Dalam hasil penelitiannya, Koordinator memberikan saran dimana :

  1. Para Hakim dalam lingkungan Peradilan Agama harus makin meningkatkan pemahaman terhadap substansi hukum ekonomi syariah, karena perkembangan jenis akad/perjanjian dewasa ini, yang tidak terbatas pada bentuk-betuk akad yang sederhana dalam kitab-kitab fiqh;
  2. Untuk menjamin tegaknya asas kepastian hukum dan agar tidak terjadi disparitas putusan, hendaknya para pembuat kebijakan khususnya pihak eksekutif dan legislatif selain untuk lebih berhati-hati dan konstruktif juga hendaknya melibatkan pihak yudikatif dalam hal ini Mahkamah Agung RI  dalam penyusunan dan pembentukan peraturan perundang-undangan, sehingga tidak lagi menimbulkan ambiguitas baik itu di kalangan penegak hukum mapun para pencari keadilan maupun tidak menimbulkan  sengketa kewenangan antar badan peradilan dalam menyelesaikan perkara.
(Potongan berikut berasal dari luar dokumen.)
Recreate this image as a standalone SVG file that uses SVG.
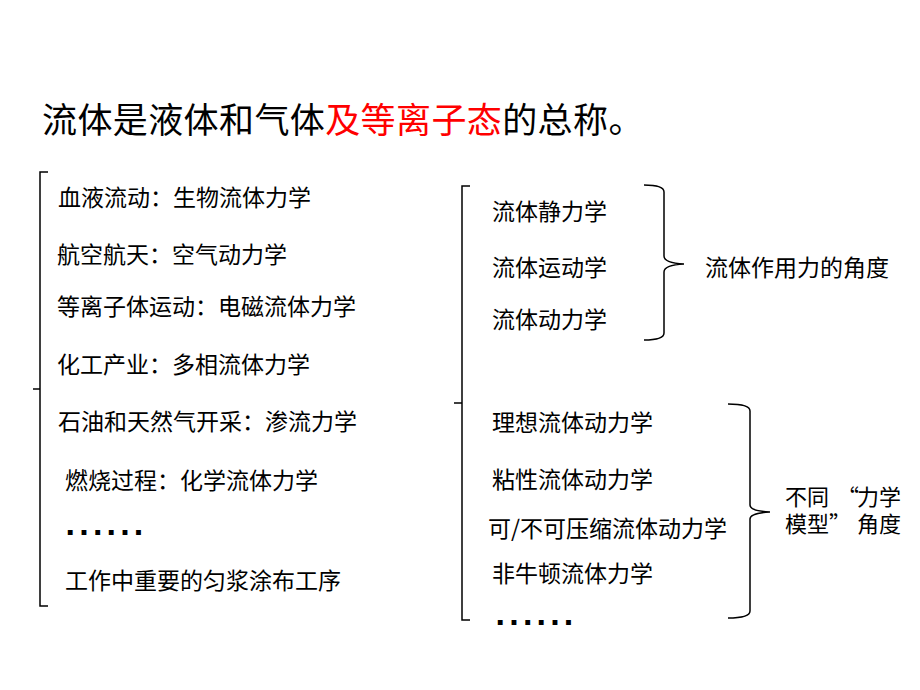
<svg xmlns="http://www.w3.org/2000/svg" width="920" height="690" viewBox="0 0 920 690">
<style>
.t{font-family:"Noto Sans CJK SC","Noto Sans",sans-serif;font-size:23px;fill:#000}
.t2{font-family:"Noto Sans CJK SC","Noto Sans",sans-serif;font-size:22px;fill:#000}
.title{font-family:"Noto Sans CJK SC","Noto Sans",sans-serif;font-size:35px;fill:#000}
.red{fill:#FF0000}
.dots{font-family:"Liberation Sans",Arial,sans-serif;font-weight:bold;font-size:34px;letter-spacing:4.2px;fill:#000}
.ln{fill:none;stroke:#000;stroke-width:1.5}
</style>
<rect width="920" height="690" fill="#fff"/>
<g id="title"><text class="title" x="42" y="133" letter-spacing="0.4">流体是液体和气体<tspan class="red">及等离子态</tspan>的总称。</text></g>
<g id="connectors">
<path class="ln" d="M48,172 L40,172 L40,606 L48,606 M33,389 L40,389"/>
<path class="ln" d="M470,186 L462,186 L462,620 L470,620 M454,403 L462,403"/>
<path class="ln" d="M644,185 Q664,185 664,192 L664,256 Q664,263 684,264 Q664,265 664,272 L664,333 Q664,340 644,340"/>
<path class="ln" d="M728,404 Q750,404 750,411 L750,505 Q750,511 770,512 Q750,513 750,519 L750,611 Q750,618 728,618"/>
</g>
<g id="applications">
<text class="t" x="58" y="206">血液流动：生物流体力学</text>
<text class="t" x="57" y="263">航空航天：空气动力学</text>
<text class="t" x="57" y="315">等离子体运动：电磁流体力学</text>
<text class="t" x="57" y="373">化工产业：多相流体力学</text>
<text class="t" x="58" y="430">石油和天然气开采：渗流力学</text>
<text class="t" x="65" y="489">燃烧过程：化学流体力学</text>
<text class="dots" x="65.6" y="535">......</text>
<text class="t" x="65" y="589">工作中重要的匀浆涂布工序</text>
</g>
<g id="force-view">
<text class="t" x="492" y="220">流体静力学</text>
<text class="t" x="492" y="276">流体运动学</text>
<text class="t" x="492" y="328">流体动力学</text>
<text class="t" x="705" y="276">流体作用力的角度</text>
</g>
<g id="model-view">
<text class="t" x="492" y="431">理想流体动力学</text>
<text class="t" x="492" y="488">粘性流体动力学</text>
<text class="t" x="488" y="537">可/不可压缩流体动力学</text>
<text class="t" x="492" y="582">非牛顿流体力学</text>
<text class="dots" x="495.6" y="625">......</text>
<text class="t2" x="785" y="505">不同<tspan x="837">“</tspan><tspan x="857">力学</tspan><tspan x="785" y="532">模型</tspan><tspan x="829" y="532">”</tspan><tspan x="857" y="532">角度</tspan></text>
</g>
</svg>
  3. Diperlukan penelitian lebih lanjut mengenai pola-pola penyelesaian perkara ekonomi syariah, sehingga dapat dirumuskan tentang pola standar penyelesaian perkara ekonomi syariah yang lebih baik.

Dalam presentasi hasil penelitian ini koordinator turut mengundang Hakim Agung MA RI Prof. DR. H. Abdul Gani Abdullah, SH.; Hakim Agung MA RI DR. H. Abdurrahman, SH., MH.; Hakim Yustisial MA RI DR. H. Andi Akram, SH., MH., Hakim Yustisial MA RI DR. M. Fauzan, SH., MH.; Hakim Yustisial MA RI Drs. Nurul Huda, SH., MH., Hakim Tinggi Balitbang Diklat Kumdil MA RI DR. H. Bunyamin Alamsyah, SH., MH.; Hakim Tinggi Balitbang Diklat Kumdil MA RI DR. Komari, SH., MH.